O ile jednak na Fotygę w rzeczywistości nic nie było, o tyle Czuma faktycznie miał na swoim koncie niemałe grzechy. Owszem, poniżej średniej w polskiej klasie politycznej, ale jednak.
Nie jesteś z naszej piaskownicy
Nie miało tu kompletnie żadnego znaczenia, że sam Czuma zaczął haniebne podlizywać się establishmentowi i demonstrować lojalność wobec niego. Deklaracją lojalności Czumy wobec oligarchów była jego skandaliczna wypowiedź w sprawie prezydenta Sopotu. „Mimo tego, że przeczytałem wszystkie osiem zarzutów, wiem, że bywa taka sytuacja, iż organy ścigania, działając w dobrej wierze, trafiają w próżnię” – stwierdził minister. Powiedział też, że skoro sąd postanowił zrezygnować z zastosowania środka zapobiegawczego w postaci aresztu tymczasowego i właściwie nie zastosował żadnych środków, widać, że „pana prezydenta Jacka Karnowskiego ma za człowieka honoru i odpowiedzialności”. Wyraził przy okazji solidarność z przedstawicielami establishmentu poręczającymi za prezydenta Sopotu, w tym Lechem Wałęsą, abp. Tadeuszem Gocłowskim czy prezydentem Gdańska Pawłem Adamowiczem.

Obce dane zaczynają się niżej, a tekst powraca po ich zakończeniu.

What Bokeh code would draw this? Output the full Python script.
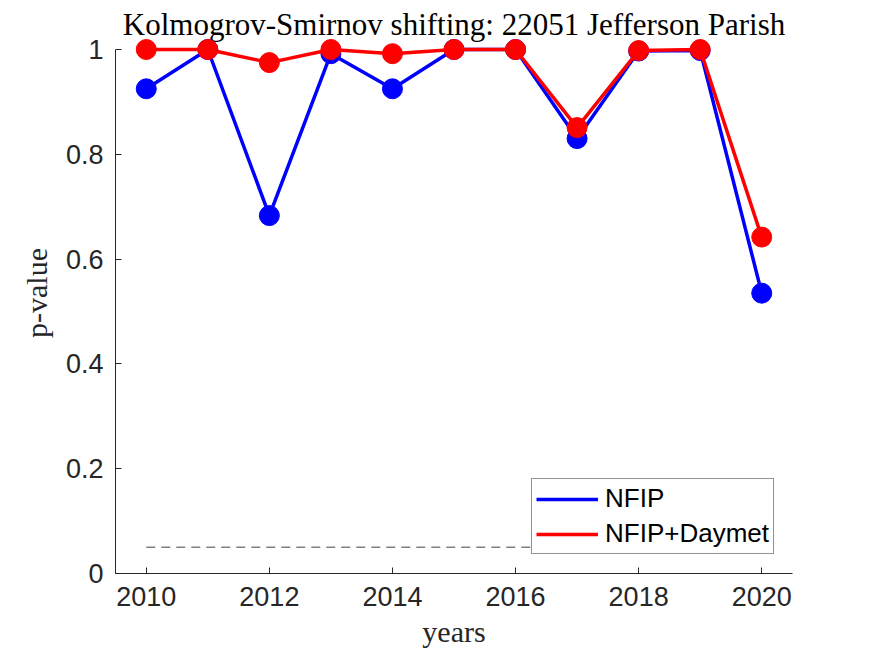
import math
from bokeh.plotting import figure
from bokeh.models import Range1d, FixedTicker, Label, Legend, LegendItem
from bokeh.embed import file_html
from bokeh.resources import INLINE

years = [2010, 2011, 2012, 2013, 2014, 2015, 2016, 2017, 2018, 2019, 2020]
nfip = [0.925, 1.0, 0.683, 0.992, 0.925, 1.0, 1.0, 0.830, 0.997, 0.998, 0.535]
nfip_daymet = [1.0, 1.0, 0.975, 1.0, 0.992, 1.0, 1.0, 0.851, 0.998, 1.0, 0.642]
threshold = 0.05
x_ticks = [2010, 2012, 2014, 2016, 2018, 2020]
y_ticks = [0, 0.2, 0.4, 0.6, 0.8, 1]
y_tick_labels = ["0", "0.2", "0.4", "0.6", "0.8", "1"]
title_text = "Kolmogrov-Smirnov shifting: 22051 Jefferson Parish"

p = figure(width=875, height=656, output_backend="svg", toolbar_location=None,
           title=None, x_range=Range1d(2009.5, 2020.5), y_range=Range1d(0, 1.0706),
           min_border_left=115, min_border_right=83, min_border_top=12, min_border_bottom=83)
p.outline_line_color = None
p.xgrid.visible = False
p.ygrid.visible = False
p.background_fill_color = "white"
p.border_fill_color = "white"

for ax in (p.xaxis[0], p.yaxis[0]):
    ax.axis_line_color = "#262626"
    ax.axis_line_width = 1
    ax.major_tick_line_color = "#262626"
    ax.major_tick_in = 6
    ax.major_tick_out = 0
    ax.minor_tick_in = 0
    ax.minor_tick_out = 0
    ax.major_label_text_font = "Liberation Sans"
    ax.major_label_text_font_size = "27px"
    ax.major_label_text_color = "#262626"
    ax.axis_label_text_font = "Liberation Serif"
    ax.axis_label_text_font_size = "30px"
    ax.axis_label_text_font_style = "normal"
    ax.axis_label_text_color = "#262626"

p.xaxis.ticker = FixedTicker(ticks=x_ticks)
p.xaxis.major_label_standoff = 13
p.xaxis.axis_label = "years"
p.xaxis.axis_label_standoff = 6
p.yaxis.ticker = FixedTicker(ticks=y_ticks)
p.yaxis.major_label_overrides = {t: s for t, s in zip(y_ticks, y_tick_labels)}
p.yaxis.major_label_standoff = 12
p.yaxis.axis_label = "p-value"
p.yaxis.axis_label_standoff = 10
p.yaxis.bounds = (0, 1)

p.add_layout(Label(x=2015, y=1.0305, y_offset=9, text=title_text, text_align="center",
                   text_baseline="alphabetic", text_font="Liberation Serif",
                   text_font_size="31px", text_color="black", level="underlay"))

# threshold dashed line
p.line([years[0], years[-1]], [threshold, threshold], line_color="#808080",
       line_width=1.5, line_dash="9 6")

blue_line = p.line(years, nfip, line_color="#0000ff", line_width=3.5)
p.scatter(years, nfip, size=20, marker="circle", fill_color="#0000ff", line_color="#0000ff")
red_line = p.line(years, nfip_daymet, line_color="#ff0000", line_width=3.5)
p.scatter(years, nfip_daymet, size=20, marker="circle", fill_color="#ff0000", line_color="#ff0000")

legend = Legend(items=[LegendItem(label="NFIP", renderers=[blue_line]),
                       LegendItem(label="NFIP+Daymet", renderers=[red_line])],
                location=(416, 19))
legend.border_line_color = "#262626"
legend.border_line_width = 1
legend.background_fill_color = "white"
legend.background_fill_alpha = 1
legend.label_text_font = "Liberation Sans"
legend.label_text_font_size = "26px"
legend.label_text_color = "black"
legend.glyph_width = 62
legend.glyph_height = 30
legend.label_height = 30
legend.label_standoff = 7
legend.padding = 4
legend.spacing = 4
legend.margin = 0
p.add_layout(legend)

open("out.html", "w").write(file_html(p, INLINE))
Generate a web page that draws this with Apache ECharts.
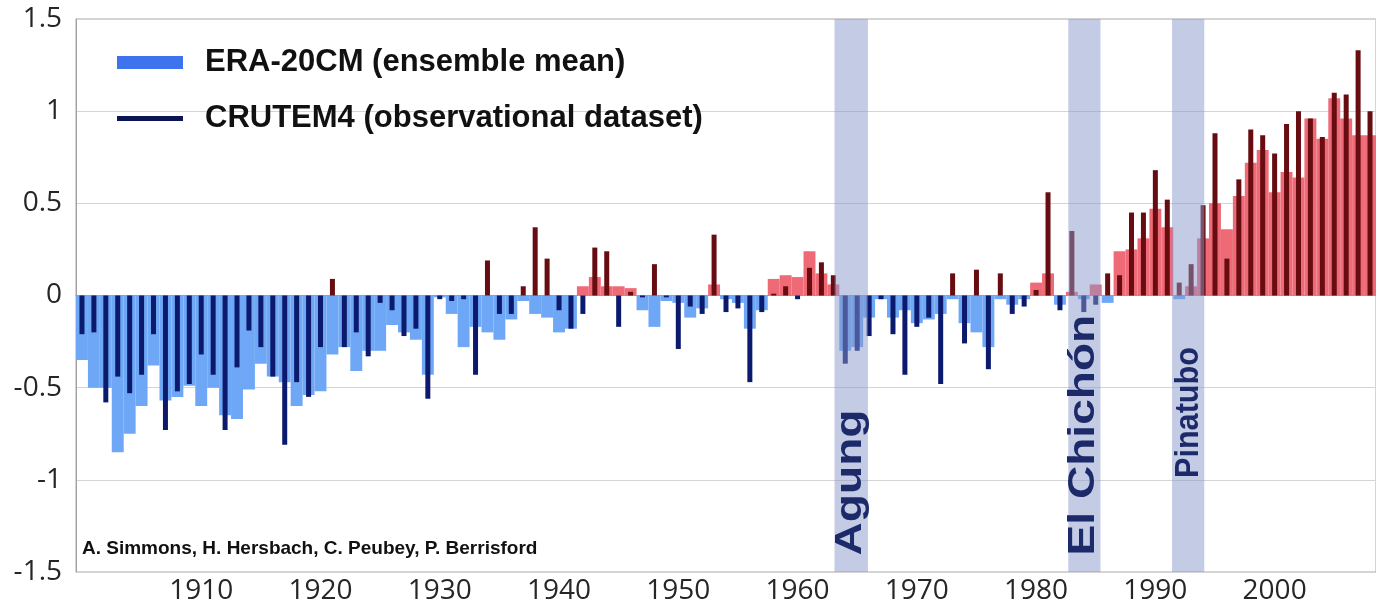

Czuma błagał w ten sposób: „Zaakceptujcie mnie, jestem takim samym gangsterem jak wy, a nawet jeszcze gorszym. Mylicie się, jeśli uważacie, że będę miał skrupuły. Jestem zły, bardzo zły”. „Spadaj na drzewo koleś, nie jesteś z naszej piaskownicy, przecież bywałeś niegdyś dobry” – usłyszał w odpowiedzi. A w mediach jego wiernopoddańczą obronę Karnowskiego zaliczono do jego... wpadek. Okazało się, że nawet popieranie Lecha Wałęsy i obrona Karnowskiego mogą być niewłaściwe – jeśli robi to osoba niemająca odpowiedniego upoważnienia. To salon wydaje licencję na zabijanie.